The drive to break the Senate's month-long filibuster against the administration's labor law revision package stalled yesterday, casting new doubt over the fate of the union-backed measure.

Sponsors of the controversial bill picked up no new votes yesterday, and failed for the fifth time to cut off debate. The vote was 58 to 39.

After the vote, Sen. Mark O. Hatfield (R-Ore.), heretofore a staunch filibuster foe, warned that his vote can no longer be taken for granted.

Hatfield's warning, coupled with the fact that this was the first time that the bill's supporters failed to gain ground from one vote to the next, pointed to trouble - some said deep trouble - for the entire package.

But Senate Majority Leader Robert C. Byrd (D-W. Va.) calmly ordered another cloture vote for next Tuesday or Wednesday, and labor lobbyists continued to insist they would eventually have the votes to choke off the talkathon.

Sources on both sides indicated that, with at least four days for regrouping, handholding and armtwisting, the outcome is too close to call. But there was widespread agreement the next week's votes may be decisive and that the administration, the Senate Democratic leadership and organized labor have, as one lobbyist put it, "a helluva lot of work to do in four days."

The bill, which would generally make it easier for unions to organize workers and win contracts, for two days has been stymied two votes short of the 60 needed to invoke cloture and the filibuster.

Wednesday's vote was 58 to 41. On each previous vote, the antifilibuster forces had picked up votes. They had hoped to break off the debate by Wednesday, a deadline that was largely self-imposed but important in the sense that it established a yardstick for testing their strength.

The previous record for cloture votes on a single issue, substantive or procedural, was six during a debate in 1975 over a contested senatorial election in New Hampshire.

The Senate has taken up vistually no other business since the labor bill debate began May 16, prompting Hatfield's unexpected assertion that he may not support cloture attempts after the sixth try.

"As one senator, I just say I'm reaching the point of diminishing returns," Hatfield told the Senate after yesterday's vote. "I, for one, do not want to be responsible for holding up the Senate ad infinitum. My support of cloture cannot be taken for granted, because of other vital legislation." He said he would probably support the next cloture motion, but can't be counted on after that.

"I'm growing weary of pushing vital legislation to the end of the session and having it passed in the wee hours of the morning," he added.

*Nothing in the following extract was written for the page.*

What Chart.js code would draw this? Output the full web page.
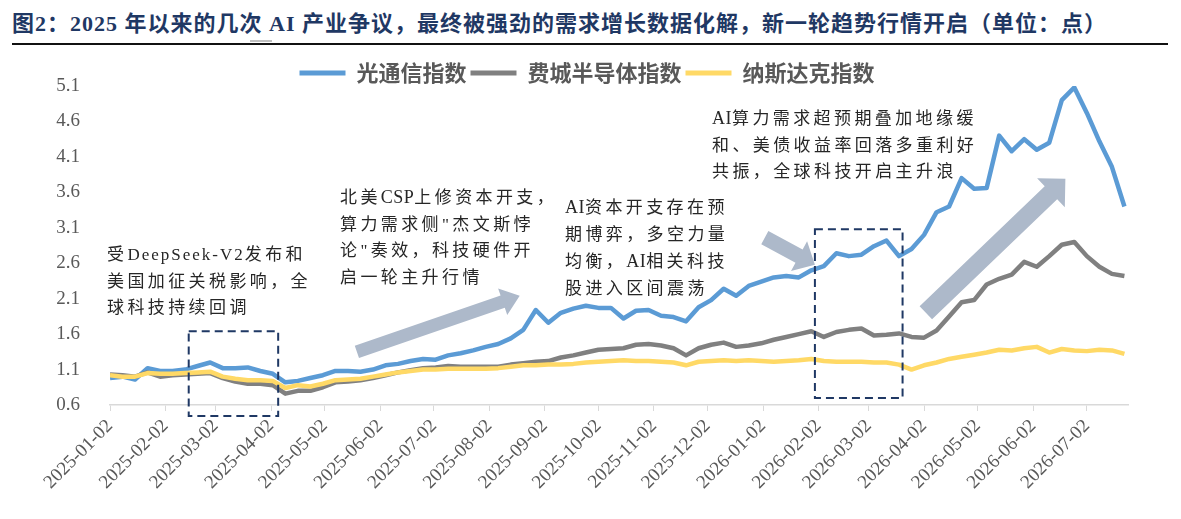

Byrd said he sympathized, and suggested that cloture was the way to get on with the Senate's business.

Hatfield told a reporter that two senators told him afterward they agreed with him.

The antifilibuster forces may have also lost ground with Sen. John J. Sparkman (D-Ala.), who had been counted on to provide the 60th vote if a 59th could be found. Sources said yesterday that Sparkman's vote is now uncertain.

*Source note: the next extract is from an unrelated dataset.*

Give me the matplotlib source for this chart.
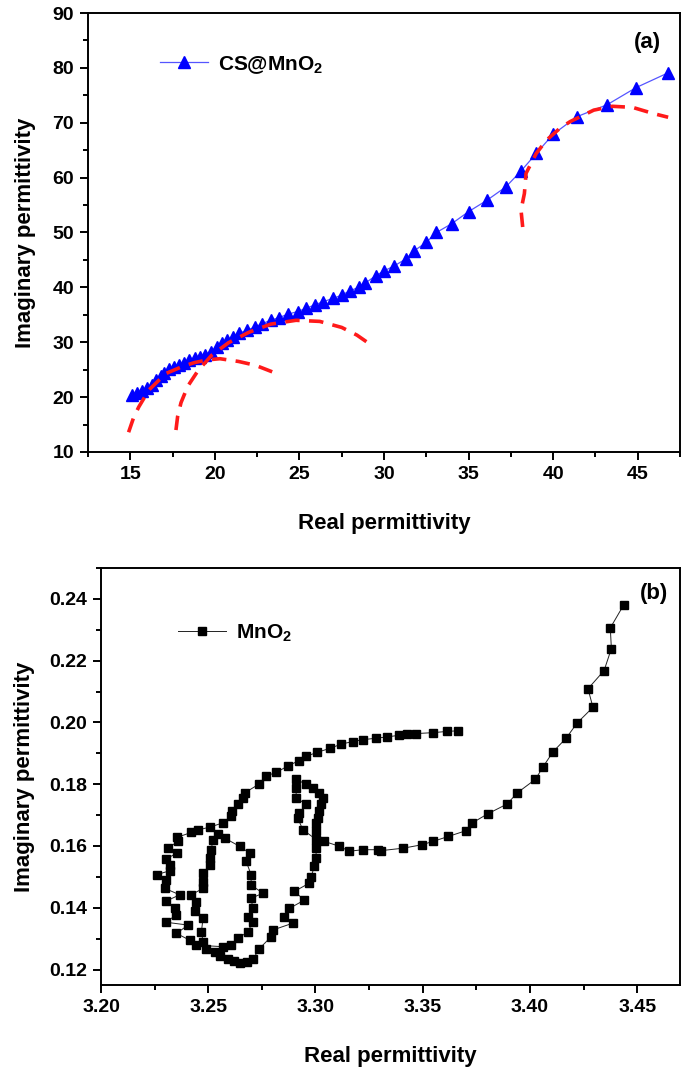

There was talk of major concessions to pick up wavering senators, but labor lobbyists reportedly objected strongly, and the question was shelved at least until Monday. One widely discussed concession involves dropping a provision that would expand union access to company property during organizing drives.

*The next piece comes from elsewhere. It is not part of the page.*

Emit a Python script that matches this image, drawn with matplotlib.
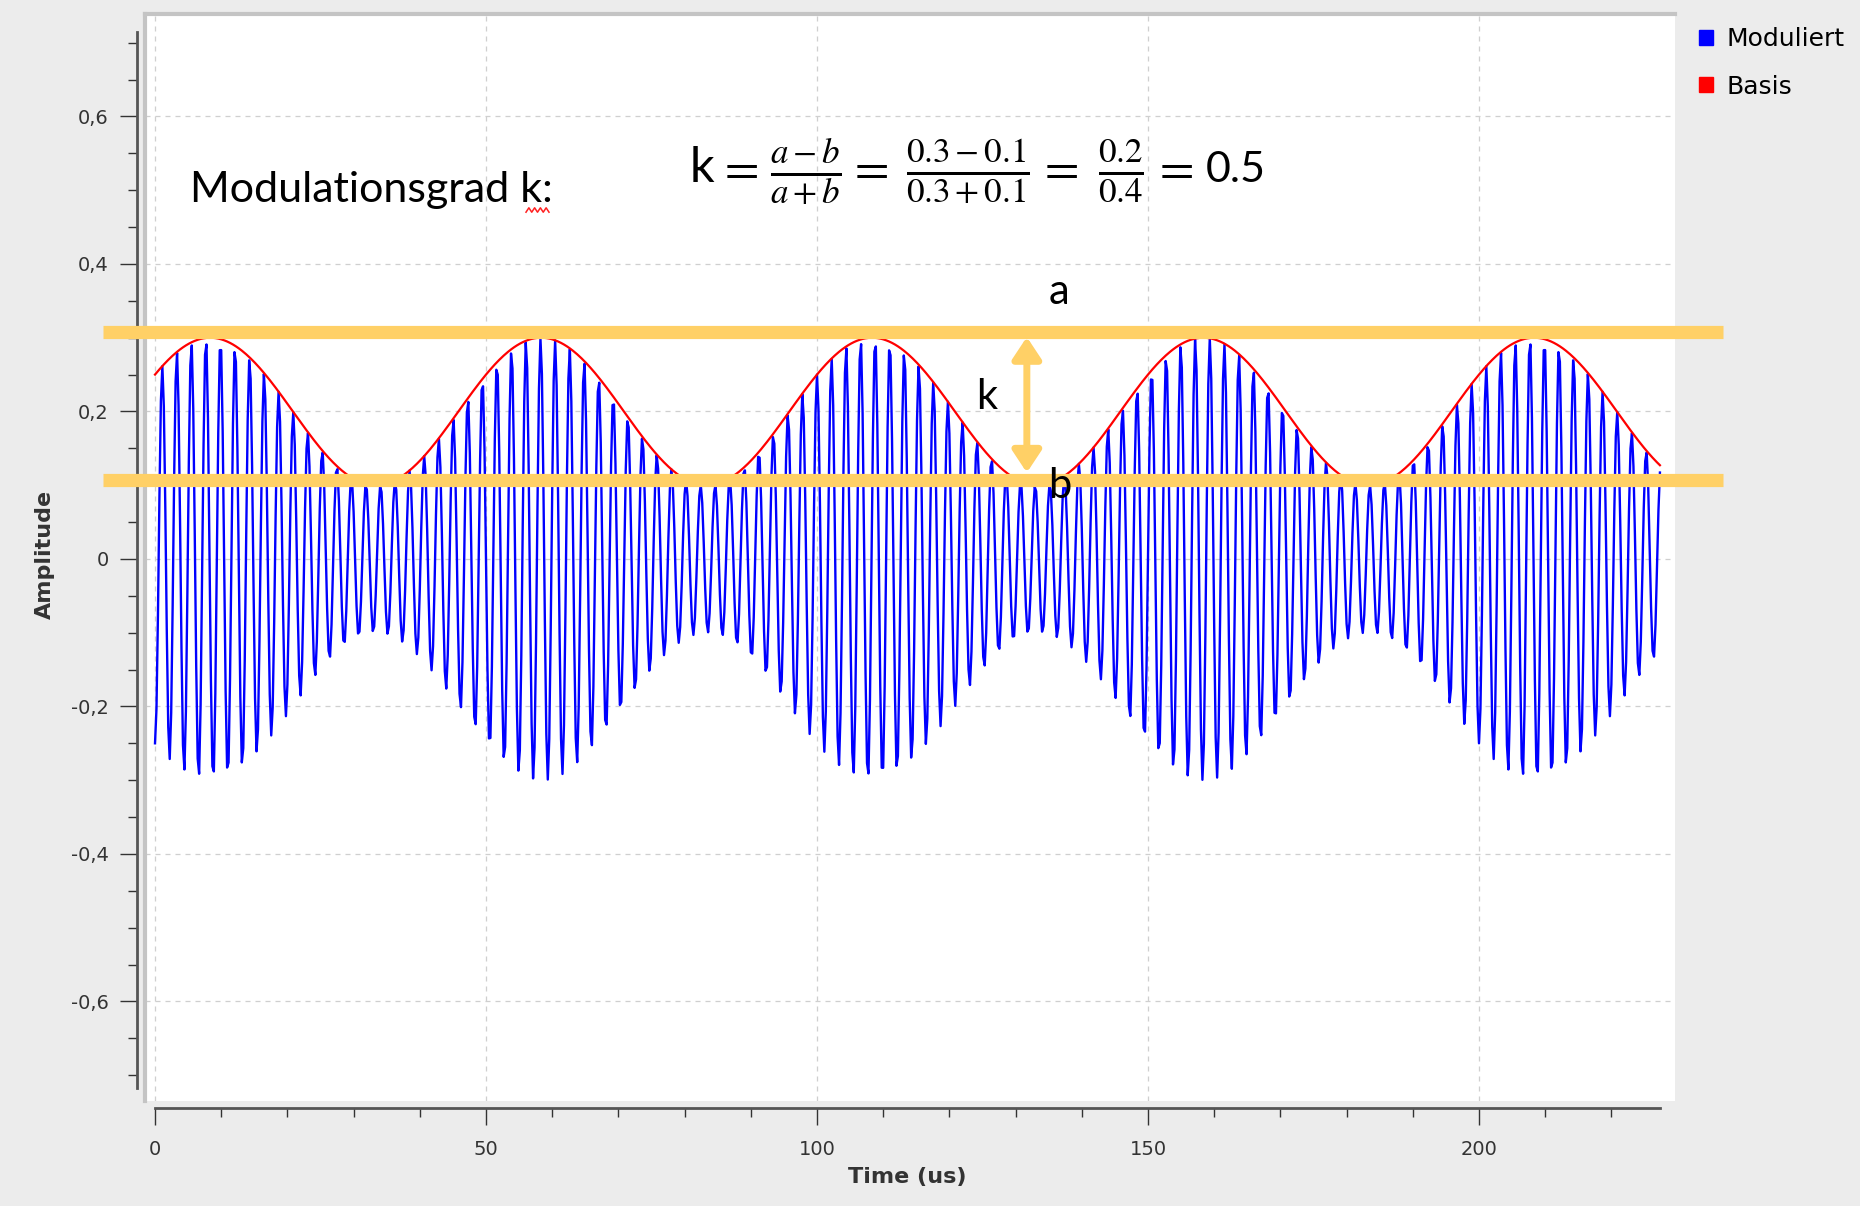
import numpy as np
import matplotlib.pyplot as plt
from matplotlib.patches import Patch
from matplotlib.lines import Line2D
from matplotlib.ticker import MultipleLocator, FuncFormatter

# signal settings
samp_rate = 4.5e6        # 1024 samples cover ~227 us
n_samples = 1024
carrier_freq = 455e3     # ~2.2 us per carrier cycle
mod_freq = 20e3          # envelope repeats every 50 us
env_offset = 0.2         # middle of envelope
env_depth = 0.1          # envelope swing
env_phase = -np.pi / 3   # envelope is 0.25 at t=0 and rising

a_level = 0.3
b_level = 0.1

t = np.arange(n_samples) / samp_rate
basis = env_offset + env_depth * np.cos(2 * np.pi * mod_freq * t + env_phase)
moduliert = -basis * np.cos(2 * np.pi * carrier_freq * t)
t_us = t * 1e6

orange = '#ffd066'
bg = '#ececec'
W, H = 1860.0, 1206.0

plt.rcParams['mathtext.fontset'] = 'stix'

fig = plt.figure(figsize=(18.6, 12.06), dpi=100, facecolor=bg)
ax = fig.add_axes([0.078, 0.0871, 0.8225, 0.9013])
ax.set_facecolor('white')

ax.plot(t_us, moduliert, color='#0000ff', lw=1.7, zorder=3)
ax.plot(t_us, basis, color='#ff0000', lw=1.6, zorder=4)

ax.set_xlim(-1.5, 229.6)
ax.set_ylim(-0.735, 0.739)

# axes outside the canvas, qwt style
for s in ['top', 'right']:
    ax.spines[s].set_visible(False)
ax.spines['left'].set_position(('outward', 6))
ax.spines['bottom'].set_position(('outward', 5))
ax.spines['left'].set_bounds(-0.718, 0.715)
ax.spines['bottom'].set_bounds(0, t_us[-1])
for s in ['left', 'bottom']:
    ax.spines[s].set_color('#555555')
    ax.spines[s].set_linewidth(2)

ax.xaxis.set_major_locator(MultipleLocator(50))
ax.xaxis.set_minor_locator(MultipleLocator(10))
ax.yaxis.set_major_locator(MultipleLocator(0.2))
ax.yaxis.set_minor_locator(MultipleLocator(0.05))
ax.yaxis.set_major_formatter(FuncFormatter(lambda v, p: '0' if abs(v) < 1e-9 else ('%.1f' % v).replace('.', ',')))
ax.tick_params(which='major', length=12, width=1, color='#333333', labelsize=14, labelcolor='#333333')
ax.tick_params(which='minor', length=6.5, width=1, color='#333333')
ax.tick_params(axis='y', pad=8)
ax.tick_params(axis='x', pad=11)
ax.grid(True, which='major', color='#cfcfcf', ls=(0, (4, 4)), lw=0.9)
ax.set_axisbelow(True)

# sunken canvas edge
ax.plot([0, 0], [0, 1], transform=ax.transAxes, color='#c4c4c4', lw=3, clip_on=False)
ax.plot([0, 1], [1, 1], transform=ax.transAxes, color='#c4c4c4', lw=3, clip_on=False)

fig.text(45 / W, 1 - 554 / H, 'Amplitude', rotation=90, ha='center', va='center',
         fontsize=16, fontweight='bold', color='#333333')
fig.text(907 / W, 1 - 1177 / H, 'Time (us)', ha='center', va='center',
         fontsize=16, fontweight='bold', color='#333333')

# a / b levels and arrow
ax.plot([-7.9, 236.9], [0.308, 0.308], color=orange, lw=9.5, clip_on=False, zorder=6, solid_capstyle='butt')
ax.plot([-7.9, 236.9], [0.107, 0.107], color=orange, lw=9.5, clip_on=False, zorder=6, solid_capstyle='butt')
arrow_t = 131.7
ax.annotate('', xy=(arrow_t, 0.117), xytext=(arrow_t, 0.301),
            arrowprops=dict(arrowstyle='<|-|>,head_width=0.43,head_length=0.65', color=orange,
                            lw=5, shrinkA=0, shrinkB=0, mutation_scale=20), zorder=7)

txt_font = ['Lato', 'DejaVu Sans']
ax.text(136.6, 0.362, 'a', fontsize=30, family=txt_font, ha='center', va='center', zorder=8)
ax.text(125.7, 0.220, 'k', fontsize=30, family=txt_font, ha='center', va='center', zorder=8)
ax.text(136.7, 0.099, 'b', fontsize=30, family=txt_font, ha='center', va='center', zorder=8)

fig.text(190 / W, 1 - 190 / H, 'Modulationsgrad k:', fontsize=31, family=txt_font,
         ha='left', va='center')
# spell-check squiggle under the k
sq_x = np.linspace(526, 549, 9)
sq_y = 210 + 2.2 * np.array([1, -1, 1, -1, 1, -1, 1, -1, 1])
fig.add_artist(Line2D(sq_x / W, 1 - sq_y / H, color='#ff2020', lw=1.1, transform=fig.transFigure))

# formula, piece by piece on one baseline
base_y = 1 - 182 / H
fig.text(702 / W, base_y, 'k', fontsize=35, family=txt_font, ha='center', va='baseline')
for xe in [738, 868, 1058, 1173]:
    fig.text(xe / W, base_y, r'$=$', fontsize=36, ha='center', va='baseline')
fig.text(806 / W, base_y, r'$\frac{a-b}{a+b}$', fontsize=36, ha='center', va='baseline')
fig.text(968 / W, base_y, r'$\frac{0.3-0.1}{0.3+0.1}$', fontsize=36, ha='center', va='baseline')
fig.text(1121 / W, base_y, r'$\frac{0.2}{0.4}$', fontsize=36, ha='center', va='baseline')
fig.text(1236 / W, base_y, '0.5', fontsize=31, family=txt_font, ha='center', va='baseline')

handles = [Patch(color='#0000ff'), Patch(color='#ff0000')]
fig.legend(handles, ['Moduliert', 'Basis'], loc='upper left', bbox_to_anchor=(1699 / W, 1 - 27 / H),
           frameon=False, fontsize=18, handlelength=0.55, handleheight=0.55, handletextpad=0.55,
           labelspacing=0.95, borderaxespad=0, borderpad=0)

fig.savefig('out.png', dpi=100, facecolor=bg)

"The problem is that you can't find a senator who is guaranteed to be won over by a single concession," at least one that would be palatable to organized labor, said one source.

The legislation, which passed the House easily last year and then ran into a massive opposition campaign from business this year, would set deadlines for union representation elections and impose stiff penalties on employers who violate the law in trying to thwart unionizing and bargaining efforts. It is organized labor's top goal for this session of Congress.